Exercise | Please write out the lines of the data exactly, beginning with the first and ending with the line containing "const Y_MAX = 100;"; leave the pictures behind.

╭─ Dataset section

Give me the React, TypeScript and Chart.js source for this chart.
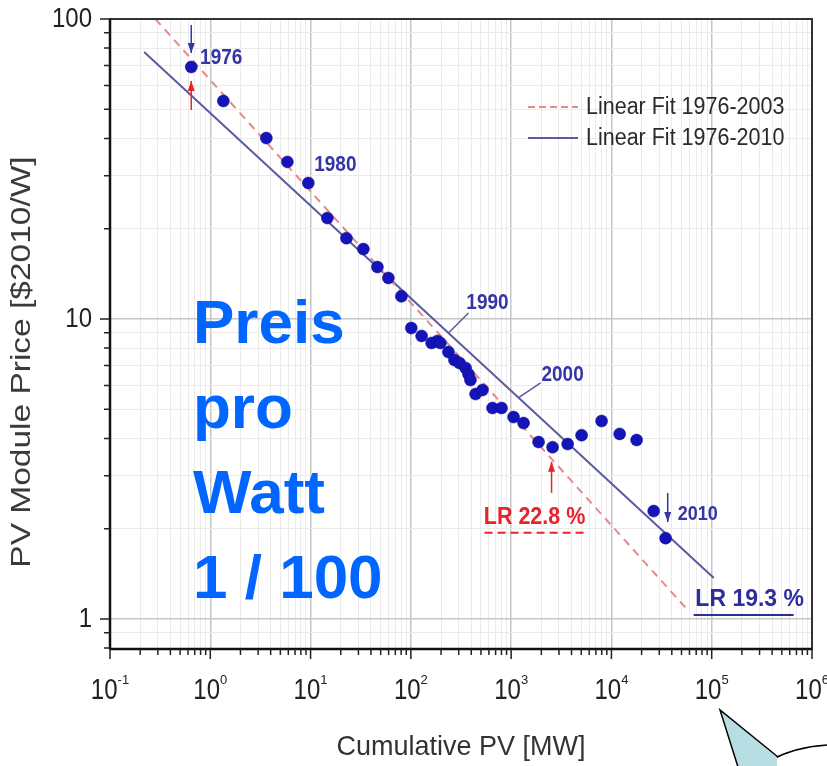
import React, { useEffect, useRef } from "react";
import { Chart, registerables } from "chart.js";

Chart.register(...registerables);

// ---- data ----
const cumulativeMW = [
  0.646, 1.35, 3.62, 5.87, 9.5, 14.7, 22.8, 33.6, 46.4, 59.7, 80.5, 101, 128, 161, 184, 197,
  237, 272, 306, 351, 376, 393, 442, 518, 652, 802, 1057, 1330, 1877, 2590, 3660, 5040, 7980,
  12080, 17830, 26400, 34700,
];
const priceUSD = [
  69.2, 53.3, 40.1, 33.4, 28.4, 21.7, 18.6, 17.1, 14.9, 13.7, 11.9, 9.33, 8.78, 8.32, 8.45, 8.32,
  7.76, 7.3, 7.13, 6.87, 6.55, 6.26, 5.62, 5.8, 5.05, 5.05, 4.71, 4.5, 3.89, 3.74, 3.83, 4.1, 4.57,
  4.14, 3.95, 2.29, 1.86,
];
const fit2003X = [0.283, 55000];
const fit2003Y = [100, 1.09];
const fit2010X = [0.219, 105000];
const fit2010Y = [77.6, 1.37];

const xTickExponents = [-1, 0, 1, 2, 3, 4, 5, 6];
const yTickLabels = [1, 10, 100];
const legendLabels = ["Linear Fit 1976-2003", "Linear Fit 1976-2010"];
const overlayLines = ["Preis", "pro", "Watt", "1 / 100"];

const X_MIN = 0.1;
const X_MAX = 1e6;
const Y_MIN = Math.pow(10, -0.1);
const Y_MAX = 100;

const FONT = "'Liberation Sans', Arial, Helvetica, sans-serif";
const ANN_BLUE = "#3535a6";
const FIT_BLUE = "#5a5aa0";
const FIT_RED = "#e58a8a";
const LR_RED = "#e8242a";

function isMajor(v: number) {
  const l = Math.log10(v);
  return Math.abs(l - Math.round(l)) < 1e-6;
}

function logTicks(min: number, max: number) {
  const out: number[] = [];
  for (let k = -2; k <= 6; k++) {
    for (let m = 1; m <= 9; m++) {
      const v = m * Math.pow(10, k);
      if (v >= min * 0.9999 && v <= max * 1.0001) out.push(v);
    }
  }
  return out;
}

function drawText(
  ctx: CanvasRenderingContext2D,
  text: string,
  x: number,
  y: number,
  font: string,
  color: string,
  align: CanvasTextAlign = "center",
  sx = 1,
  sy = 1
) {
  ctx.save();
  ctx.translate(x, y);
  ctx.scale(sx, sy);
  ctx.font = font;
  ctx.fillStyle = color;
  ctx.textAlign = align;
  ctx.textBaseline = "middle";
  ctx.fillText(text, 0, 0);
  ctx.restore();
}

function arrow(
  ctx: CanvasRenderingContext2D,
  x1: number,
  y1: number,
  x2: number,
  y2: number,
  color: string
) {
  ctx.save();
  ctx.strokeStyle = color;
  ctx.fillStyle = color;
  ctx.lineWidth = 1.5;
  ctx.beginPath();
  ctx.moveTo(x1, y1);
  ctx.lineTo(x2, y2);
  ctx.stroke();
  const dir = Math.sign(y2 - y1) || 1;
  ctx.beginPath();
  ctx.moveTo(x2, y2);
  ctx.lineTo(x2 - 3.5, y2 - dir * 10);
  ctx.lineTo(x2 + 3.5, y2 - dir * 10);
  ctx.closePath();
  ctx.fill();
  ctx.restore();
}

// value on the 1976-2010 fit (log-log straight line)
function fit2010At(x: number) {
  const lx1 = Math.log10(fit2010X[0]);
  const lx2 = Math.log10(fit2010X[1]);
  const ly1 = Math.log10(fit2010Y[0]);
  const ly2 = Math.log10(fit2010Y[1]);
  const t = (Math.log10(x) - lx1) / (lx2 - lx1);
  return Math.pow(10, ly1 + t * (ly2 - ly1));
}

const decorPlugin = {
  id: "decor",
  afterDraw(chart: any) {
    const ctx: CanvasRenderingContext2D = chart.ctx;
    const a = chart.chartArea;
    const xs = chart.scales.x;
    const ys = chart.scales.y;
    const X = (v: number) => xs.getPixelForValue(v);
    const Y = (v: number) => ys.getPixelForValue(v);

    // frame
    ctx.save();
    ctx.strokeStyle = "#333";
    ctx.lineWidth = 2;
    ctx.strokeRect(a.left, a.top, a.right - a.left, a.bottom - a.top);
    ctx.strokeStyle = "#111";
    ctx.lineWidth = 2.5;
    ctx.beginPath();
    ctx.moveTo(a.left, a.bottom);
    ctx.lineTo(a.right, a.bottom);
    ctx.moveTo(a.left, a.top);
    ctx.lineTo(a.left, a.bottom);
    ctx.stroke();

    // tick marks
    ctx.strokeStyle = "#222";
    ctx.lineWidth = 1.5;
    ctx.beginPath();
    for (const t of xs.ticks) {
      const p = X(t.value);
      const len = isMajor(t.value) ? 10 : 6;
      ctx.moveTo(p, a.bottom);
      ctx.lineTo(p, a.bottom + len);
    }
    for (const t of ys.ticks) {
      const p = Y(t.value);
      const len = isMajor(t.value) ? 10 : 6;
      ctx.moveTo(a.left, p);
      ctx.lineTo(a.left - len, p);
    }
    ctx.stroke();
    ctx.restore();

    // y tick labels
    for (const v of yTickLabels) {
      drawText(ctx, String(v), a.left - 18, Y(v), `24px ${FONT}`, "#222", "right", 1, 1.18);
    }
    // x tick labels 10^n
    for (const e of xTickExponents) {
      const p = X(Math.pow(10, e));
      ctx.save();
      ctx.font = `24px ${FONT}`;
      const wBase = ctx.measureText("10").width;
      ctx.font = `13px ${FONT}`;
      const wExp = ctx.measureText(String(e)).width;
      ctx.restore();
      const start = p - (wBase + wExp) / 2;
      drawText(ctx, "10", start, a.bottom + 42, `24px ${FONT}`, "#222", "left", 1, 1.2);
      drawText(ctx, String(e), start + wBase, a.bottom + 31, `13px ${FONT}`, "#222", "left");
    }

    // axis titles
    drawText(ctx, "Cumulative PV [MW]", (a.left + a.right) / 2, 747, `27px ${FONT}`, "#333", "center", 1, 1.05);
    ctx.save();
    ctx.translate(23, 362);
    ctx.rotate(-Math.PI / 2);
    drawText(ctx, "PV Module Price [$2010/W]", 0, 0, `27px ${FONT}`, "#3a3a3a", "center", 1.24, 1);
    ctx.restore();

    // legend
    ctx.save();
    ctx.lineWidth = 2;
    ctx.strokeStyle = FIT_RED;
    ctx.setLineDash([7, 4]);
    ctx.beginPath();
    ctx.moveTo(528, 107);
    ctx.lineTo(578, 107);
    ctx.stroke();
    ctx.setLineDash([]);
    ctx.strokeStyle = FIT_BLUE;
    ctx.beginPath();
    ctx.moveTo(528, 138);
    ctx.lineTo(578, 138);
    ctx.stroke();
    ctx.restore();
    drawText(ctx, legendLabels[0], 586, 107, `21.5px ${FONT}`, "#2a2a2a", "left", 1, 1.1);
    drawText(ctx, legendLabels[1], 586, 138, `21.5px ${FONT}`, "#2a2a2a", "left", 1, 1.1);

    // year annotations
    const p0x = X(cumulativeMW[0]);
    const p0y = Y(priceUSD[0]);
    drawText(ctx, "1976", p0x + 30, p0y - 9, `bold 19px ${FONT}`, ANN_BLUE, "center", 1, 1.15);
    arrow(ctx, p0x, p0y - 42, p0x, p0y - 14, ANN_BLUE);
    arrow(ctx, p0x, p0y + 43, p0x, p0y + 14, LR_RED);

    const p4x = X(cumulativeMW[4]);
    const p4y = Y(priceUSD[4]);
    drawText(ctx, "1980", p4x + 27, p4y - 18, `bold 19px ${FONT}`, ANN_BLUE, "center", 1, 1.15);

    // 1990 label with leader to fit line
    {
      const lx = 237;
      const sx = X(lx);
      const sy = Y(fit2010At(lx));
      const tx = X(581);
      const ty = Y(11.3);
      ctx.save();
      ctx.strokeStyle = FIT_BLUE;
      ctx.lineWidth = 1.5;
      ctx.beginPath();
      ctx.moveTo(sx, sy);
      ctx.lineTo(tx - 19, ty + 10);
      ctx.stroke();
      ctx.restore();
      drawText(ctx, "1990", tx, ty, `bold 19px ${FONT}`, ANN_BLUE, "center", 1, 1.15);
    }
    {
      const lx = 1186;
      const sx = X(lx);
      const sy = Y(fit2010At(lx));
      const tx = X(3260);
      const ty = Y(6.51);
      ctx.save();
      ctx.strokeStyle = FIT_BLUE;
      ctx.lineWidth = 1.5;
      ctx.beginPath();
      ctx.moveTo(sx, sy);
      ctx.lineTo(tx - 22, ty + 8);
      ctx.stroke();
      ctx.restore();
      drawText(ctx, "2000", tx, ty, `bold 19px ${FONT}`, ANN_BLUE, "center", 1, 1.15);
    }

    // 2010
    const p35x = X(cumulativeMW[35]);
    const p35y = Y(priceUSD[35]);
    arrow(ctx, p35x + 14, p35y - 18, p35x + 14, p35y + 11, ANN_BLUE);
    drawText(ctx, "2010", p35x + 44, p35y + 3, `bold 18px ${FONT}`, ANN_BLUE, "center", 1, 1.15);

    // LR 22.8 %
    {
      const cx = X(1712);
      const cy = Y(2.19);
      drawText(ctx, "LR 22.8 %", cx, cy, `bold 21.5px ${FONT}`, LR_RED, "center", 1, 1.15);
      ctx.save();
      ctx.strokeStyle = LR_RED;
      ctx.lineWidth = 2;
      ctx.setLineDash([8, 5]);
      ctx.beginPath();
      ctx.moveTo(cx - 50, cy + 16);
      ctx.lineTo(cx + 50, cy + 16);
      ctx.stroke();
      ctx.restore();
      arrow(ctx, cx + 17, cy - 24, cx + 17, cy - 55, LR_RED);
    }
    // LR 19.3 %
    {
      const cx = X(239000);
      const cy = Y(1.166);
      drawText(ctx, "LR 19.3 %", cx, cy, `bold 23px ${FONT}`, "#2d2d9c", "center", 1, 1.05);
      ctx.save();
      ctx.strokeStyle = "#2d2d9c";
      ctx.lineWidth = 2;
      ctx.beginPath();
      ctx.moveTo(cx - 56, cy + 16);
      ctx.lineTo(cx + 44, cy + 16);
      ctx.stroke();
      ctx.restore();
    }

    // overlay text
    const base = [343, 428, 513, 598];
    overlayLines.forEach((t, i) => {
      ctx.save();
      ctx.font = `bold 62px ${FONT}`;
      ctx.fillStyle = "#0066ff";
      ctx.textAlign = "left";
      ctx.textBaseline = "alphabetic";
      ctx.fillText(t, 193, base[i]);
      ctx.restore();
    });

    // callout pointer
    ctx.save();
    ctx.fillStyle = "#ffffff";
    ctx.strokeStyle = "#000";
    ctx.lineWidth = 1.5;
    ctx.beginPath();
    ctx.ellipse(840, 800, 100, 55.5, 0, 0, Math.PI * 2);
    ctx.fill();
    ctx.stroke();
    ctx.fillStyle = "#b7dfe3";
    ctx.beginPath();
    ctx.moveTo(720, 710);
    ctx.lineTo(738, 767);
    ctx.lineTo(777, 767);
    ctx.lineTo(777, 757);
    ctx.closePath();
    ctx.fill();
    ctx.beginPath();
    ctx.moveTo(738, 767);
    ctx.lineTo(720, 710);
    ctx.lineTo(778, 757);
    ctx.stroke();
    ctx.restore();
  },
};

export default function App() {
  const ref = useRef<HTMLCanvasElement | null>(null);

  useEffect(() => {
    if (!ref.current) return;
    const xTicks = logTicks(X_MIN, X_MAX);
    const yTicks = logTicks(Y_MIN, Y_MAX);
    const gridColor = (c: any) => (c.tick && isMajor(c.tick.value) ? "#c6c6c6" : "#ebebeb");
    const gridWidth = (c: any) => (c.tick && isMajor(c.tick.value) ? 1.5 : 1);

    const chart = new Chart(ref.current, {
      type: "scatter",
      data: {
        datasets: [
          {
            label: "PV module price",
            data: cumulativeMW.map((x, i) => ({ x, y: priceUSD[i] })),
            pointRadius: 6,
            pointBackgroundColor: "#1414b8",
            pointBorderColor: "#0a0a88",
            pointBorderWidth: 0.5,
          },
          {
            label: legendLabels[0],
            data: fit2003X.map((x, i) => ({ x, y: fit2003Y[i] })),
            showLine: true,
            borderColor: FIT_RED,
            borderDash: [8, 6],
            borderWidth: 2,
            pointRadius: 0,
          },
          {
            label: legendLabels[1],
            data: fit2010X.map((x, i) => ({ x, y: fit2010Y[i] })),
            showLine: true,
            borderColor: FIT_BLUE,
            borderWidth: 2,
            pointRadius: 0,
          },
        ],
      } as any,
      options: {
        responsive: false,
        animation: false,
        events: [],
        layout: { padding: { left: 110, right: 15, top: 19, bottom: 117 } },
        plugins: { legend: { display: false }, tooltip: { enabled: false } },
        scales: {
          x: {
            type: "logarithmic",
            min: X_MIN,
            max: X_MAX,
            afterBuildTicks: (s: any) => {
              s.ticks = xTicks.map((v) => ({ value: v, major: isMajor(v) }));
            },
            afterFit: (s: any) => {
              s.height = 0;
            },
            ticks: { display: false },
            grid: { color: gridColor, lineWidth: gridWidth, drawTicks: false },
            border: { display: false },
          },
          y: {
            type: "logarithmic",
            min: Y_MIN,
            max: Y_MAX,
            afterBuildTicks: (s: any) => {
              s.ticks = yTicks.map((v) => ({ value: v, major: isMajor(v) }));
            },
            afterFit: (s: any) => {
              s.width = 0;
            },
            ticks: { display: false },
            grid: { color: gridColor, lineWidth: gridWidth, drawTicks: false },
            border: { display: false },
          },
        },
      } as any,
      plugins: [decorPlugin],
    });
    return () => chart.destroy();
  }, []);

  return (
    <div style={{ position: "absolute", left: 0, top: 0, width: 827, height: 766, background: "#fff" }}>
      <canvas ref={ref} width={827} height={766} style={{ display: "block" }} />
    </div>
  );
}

╰─

Final answer |
Give me the React, TypeScript and Chart.js source for this chart.
import React, { useEffect, useRef } from "react";
import { Chart, registerables } from "chart.js";

Chart.register(...registerables);

// ---- data ----
const cumulativeMW = [
  0.646, 1.35, 3.62, 5.87, 9.5, 14.7, 22.8, 33.6, 46.4, 59.7, 80.5, 101, 128, 161, 184, 197,
  237, 272, 306, 351, 376, 393, 442, 518, 652, 802, 1057, 1330, 1877, 2590, 3660, 5040, 7980,
  12080, 17830, 26400, 34700,
];
const priceUSD = [
  69.2, 53.3, 40.1, 33.4, 28.4, 21.7, 18.6, 17.1, 14.9, 13.7, 11.9, 9.33, 8.78, 8.32, 8.45, 8.32,
  7.76, 7.3, 7.13, 6.87, 6.55, 6.26, 5.62, 5.8, 5.05, 5.05, 4.71, 4.5, 3.89, 3.74, 3.83, 4.1, 4.57,
  4.14, 3.95, 2.29, 1.86,
];
const fit2003X = [0.283, 55000];
const fit2003Y = [100, 1.09];
const fit2010X = [0.219, 105000];
const fit2010Y = [77.6, 1.37];

const xTickExponents = [-1, 0, 1, 2, 3, 4, 5, 6];
const yTickLabels = [1, 10, 100];
const legendLabels = ["Linear Fit 1976-2003", "Linear Fit 1976-2010"];
const overlayLines = ["Preis", "pro", "Watt", "1 / 100"];

const X_MIN = 0.1;
const X_MAX = 1e6;
const Y_MIN = Math.pow(10, -0.1);
const Y_MAX = 100;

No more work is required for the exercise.